What you want, here’s a fun little benchmark that I like to keep in mind is when you are in a meeting with someone who isn’t a Christian, maybe it’s a work meeting or just a casual chat with a friend who isn’t a Christian. What you want is that reflex feeling of closing the meeting in prayer but then realising that’s not what you do in this kind of meeting. I had a meeting with another local organisation late last year and at the end I stopped myself on the “well, great to chat and do some planning, let’s p..!” I stopped myself on the “p” of “let’s pray” and had to change it to let’s go and do those things we talked about. But I realised that’s good, it meant I’d been in so many conversations that ended with “let’s pray” that it was now a habit, it’s a good habit to instinctively go to God in prayer
Sometimes I do this well and a solid habit of prayer and heart instinct for prayer is there.

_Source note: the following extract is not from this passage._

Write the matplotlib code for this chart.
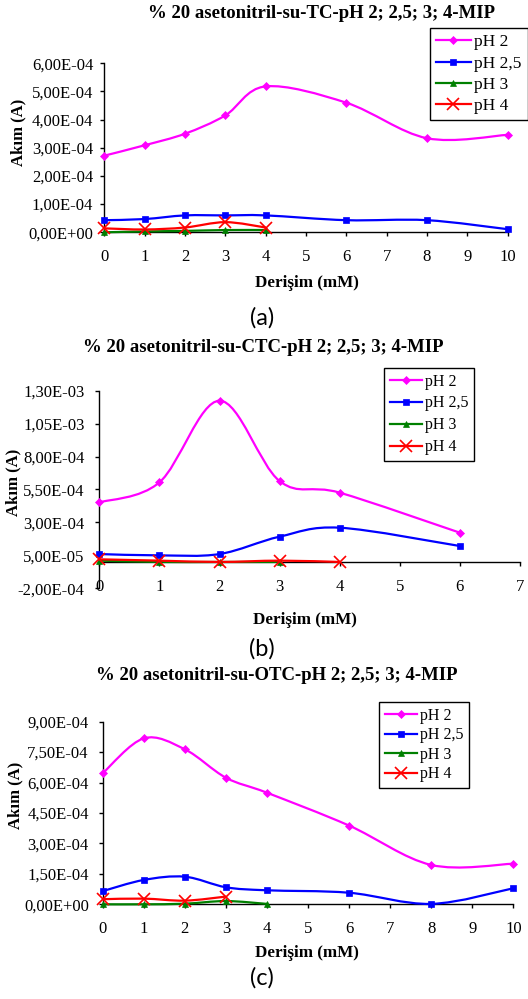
import numpy as np
import matplotlib
matplotlib.use('Agg')
import matplotlib.pyplot as plt
from matplotlib.path import Path
from matplotlib.patches import PathPatch
from matplotlib.lines import Line2D
from matplotlib.ticker import FuncFormatter, FixedLocator

series_labels = ['pH 2', 'pH 2,5', 'pH 3', 'pH 4']

# (a) TC
tc_x = [0, 1, 2, 3, 4, 6, 8, 10]
tc_ph2 = [2.72e-4, 3.09e-4, 3.50e-4, 4.15e-4, 5.18e-4, 4.60e-4, 3.34e-4, 3.46e-4]
tc_ph25 = [4.3e-5, 4.7e-5, 6.0e-5, 6.0e-5, 6.0e-5, 4.3e-5, 4.3e-5, 1.1e-5]
tc_x_low = [0, 1, 2, 3, 4]
tc_ph3 = [0.0, 3e-6, 5e-6, 8e-6, 8e-6]
tc_ph4 = [1.4e-5, 1.0e-5, 1.7e-5, 3.6e-5, 1.7e-5]

# (b) CTC
ctc_x = [0, 1, 2, 3, 4, 6]
ctc_ph2 = [4.52e-4, 6.04e-4, 1.224e-3, 6.14e-4, 5.26e-4, 2.22e-4]
ctc_ph25 = [6.0e-5, 5.0e-5, 6.0e-5, 1.92e-4, 2.60e-4, 1.21e-4]
ctc_x_ph3 = [0, 1, 2, 3]
ctc_ph3 = [1.0e-5, 0.0, 0.0, 0.0]
ctc_x_ph4 = [0, 1, 2, 3, 4]
ctc_ph4 = [2.0e-5, 1.0e-5, 0.0, 1.0e-5, 0.0]

# (c) OTC
otc_x = [0, 1, 2, 3, 4, 6, 8, 10]
otc_ph2 = [6.46e-4, 8.18e-4, 7.64e-4, 6.24e-4, 5.50e-4, 3.88e-4, 1.94e-4, 2.00e-4]
otc_ph25 = [6.5e-5, 1.20e-4, 1.36e-4, 8.4e-5, 6.9e-5, 5.7e-5, 2e-6, 7.9e-5]
otc_x_ph3 = [0, 1, 2, 3, 4]
otc_ph3 = [0.0, 0.0, 3e-6, 1.6e-5, 2e-6]
otc_x_ph4 = [0, 1, 2, 3]
otc_ph4 = [2.5e-5, 2.8e-5, 1.8e-5, 3.8e-5]

# axis ticks
tc_yticks = [0, 1e-4, 2e-4, 3e-4, 4e-4, 5e-4, 6e-4]
ctc_yticks = [-2e-4, 5e-5, 3e-4, 5.5e-4, 8e-4, 1.05e-3, 1.3e-3]
otc_yticks = [0, 1.5e-4, 3e-4, 4.5e-4, 6e-4, 7.5e-4, 9e-4]
tc_xticks = list(range(0, 11))
ctc_xticks = list(range(0, 8))
otc_xticks = list(range(0, 11))

titles = ['% 20 asetonitril-su-TC-pH 2; 2,5; 3; 4-MIP',
          '% 20 asetonitril-su-CTC-pH 2; 2,5; 3; 4-MIP',
          '% 20 asetonitril-su-OTC-pH 2; 2,5; 3; 4-MIP']
panel_tags = ['(a)', '(b)', '(c)']
xlabel = 'Derişim (mM)'
ylabel = 'Akım (A)'

colors = ['#FF00FF', '#0000FF', '#008000', '#FF0000']
markers = ['D', 's', '^', 'x']
msizes = [4.5, 5, 5, 8]

SERIF = 'Liberation Serif'
SANS = 'Lato'
W, H = 528, 999


def smooth_path(x, y):
    x = np.asarray(x, float)
    y = np.asarray(y, float)
    n = len(x)
    verts = [(x[0], y[0])]
    codes = [Path.MOVETO]
    for i in range(n - 1):
        p0 = np.array([x[max(i - 1, 0)], y[max(i - 1, 0)]])
        p1 = np.array([x[i], y[i]])
        p2 = np.array([x[i + 1], y[i + 1]])
        p3 = np.array([x[min(i + 2, n - 1)], y[min(i + 2, n - 1)]])
        c1 = p1 + (p2 - p0) / 6.0
        c2 = p2 - (p3 - p1) / 6.0
        verts += [tuple(c1), tuple(c2), tuple(p2)]
        codes += [Path.CURVE4] * 3
    return Path(verts, codes)


def fmt(v, pos):
    s = '%.2E' % v
    if abs(v) < 1e-12:
        s = '0.00E+00'
    return s.replace('.', ',')


fig = plt.figure(figsize=(W / 100, H / 100), dpi=100)
fig.patch.set_facecolor('white')


def px_axes(left, top, right, bottom):
    return fig.add_axes([left / W, 1 - bottom / H, (right - left) / W, (bottom - top) / H])


def draw_panel(ax, series, xlim, ylim, yticks, xticks, leg_box, leg_size, leg_space,
               ypad, title_xy, xlab_xy, ylab_xy, tag_xy, title):
    for (xs, ys), c, m, ms in zip(series, colors, markers, msizes):
        patch = PathPatch(smooth_path(xs, ys), facecolor='none', edgecolor=c, lw=1.6,
                          zorder=3, clip_on=False)
        ax.add_patch(patch)
        ax.plot(xs, ys, linestyle='none', marker=m, color=c, markersize=ms,
                markeredgewidth=1.2 if m == 'x' else 0.5, zorder=4, clip_on=False)
    ax.set_xlim(*xlim)
    ax.set_ylim(*ylim)
    ax.yaxis.set_major_locator(FixedLocator(yticks))
    ax.yaxis.set_major_formatter(FuncFormatter(fmt))
    ax.set_xticks(xticks)
    ax.spines['top'].set_visible(False)
    ax.spines['right'].set_visible(False)
    ax.spines['bottom'].set_position(('data', 0))
    for s in ['left', 'bottom']:
        ax.spines[s].set_linewidth(1.0)
    ax.tick_params(axis='y', direction='out', length=3, width=1, pad=ypad, labelsize=12)
    ax.tick_params(axis='x', direction='out', length=3, width=1, pad=9, labelsize=12)
    for lab in ax.get_xticklabels() + ax.get_yticklabels():
        lab.set_fontfamily(SERIF)
    handles = [Line2D([], [], color=c, marker=m, markersize=ms, lw=1.6,
                      markeredgewidth=1.2 if m == 'x' else 0.5)
               for c, m, ms in zip(colors, markers, msizes)]
    l, t, r, b = leg_box
    leg = ax.legend(handles, series_labels, loc='upper left',
                    bbox_to_anchor=(l / W, 1 - t / H),
                    bbox_transform=fig.transFigure,
                    prop={'family': SERIF, 'size': leg_size}, frameon=True, fancybox=False,
                    edgecolor='black', framealpha=1, borderpad=0.35, labelspacing=leg_space,
                    handlelength=2.0, handletextpad=0.2, borderaxespad=0.0)
    leg.get_frame().set_linewidth(1.0)
    fig.text(title_xy[0] / W, 1 - title_xy[1] / H, title, ha='center', va='center',
             family=SERIF, weight='bold', fontsize=13.5)
    fig.text(xlab_xy[0] / W, 1 - xlab_xy[1] / H, xlabel, ha='center', va='center',
             family=SERIF, weight='bold', fontsize=12.3)
    fig.text(ylab_xy[0] / W, 1 - ylab_xy[1] / H, ylabel, ha='center', va='center',
             family=SERIF, weight='bold', fontsize=12, rotation=90)
    fig.text(tag_xy[0] / W, 1 - tag_xy[1] / H, tag_xy[2], ha='center', va='center',
             family=SANS, fontsize=17)


ax1 = px_axes(104.3, 63.3, 507.7, 232.3)
draw_panel(ax1,
           [(tc_x, tc_ph2), (tc_x, tc_ph25), (tc_x_low, tc_ph3), (tc_x_low, tc_ph4)],
           (0, 10), (0, 6e-4), tc_yticks, tc_xticks,
           (430, 28, 521, 116), 12.5, 0.3, 5, (322, 14), (307, 283), (18, 132),
           (262, 318, panel_tags[0]), titles[0])

ax2 = px_axes(99.3, 390.7, 520, 588.3)
draw_panel(ax2,
           [(ctc_x, ctc_ph2), (ctc_x, ctc_ph25), (ctc_x_ph3, ctc_ph3), (ctc_x_ph4, ctc_ph4)],
           (0, 7), (-2e-4, 1.3e-3), ctc_yticks, ctc_xticks,
           (384, 368, 473, 458), 11.5, 0.37, 7.5, (263, 348), (305, 620), (13, 482),
           (262, 649, panel_tags[1]), titles[1])

ax3 = px_axes(102.7, 721.7, 513.3, 904.3)
draw_panel(ax3,
           [(otc_x, otc_ph2), (otc_x, otc_ph25), (otc_x_ph3, otc_ph3), (otc_x_ph4, otc_ph4)],
           (0, 10), (0, 9e-4), otc_yticks, otc_xticks,
           (379, 702, 467, 787), 11.5, 0.22, 7, (277, 676), (307, 953), (15, 795),
           (262, 978, panel_tags[2]), titles[2])

fig.savefig('out.png', dpi=100, facecolor='white')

Sometimes not, I come away from a conversation and five minutes later realising I’d completely forgotten to actually pray with the person, not just pray afterwards for them on my own.
The practice of prayer chats is to shift from, “hey mate, I’ll pray FOR you” and to shift into “hey mate, let’s pray now”
Bonhoeffer on community
“A Christian fellowship lives and exists by the intercession of its members for one another, or it collapses. I can no longer condemn or hate a brother for whom I pray, no matter how much trouble he causes me. His face, that hitherto may have been strange and intolerable to me, is transformed in intercession into the countenance of a brother for whom Christ died, the face of a forgiven sinner.”
― Dietrich Bonhoeffer, Life Together: The Classic Exploration of Christian Community
Prayer chats, and prayer in general when we pray for other members then the St Hil’s community lives and continues on, we overlook the annoyance and trouble we cause each other, we overlook reasons for division because we are united in Christ in prayer.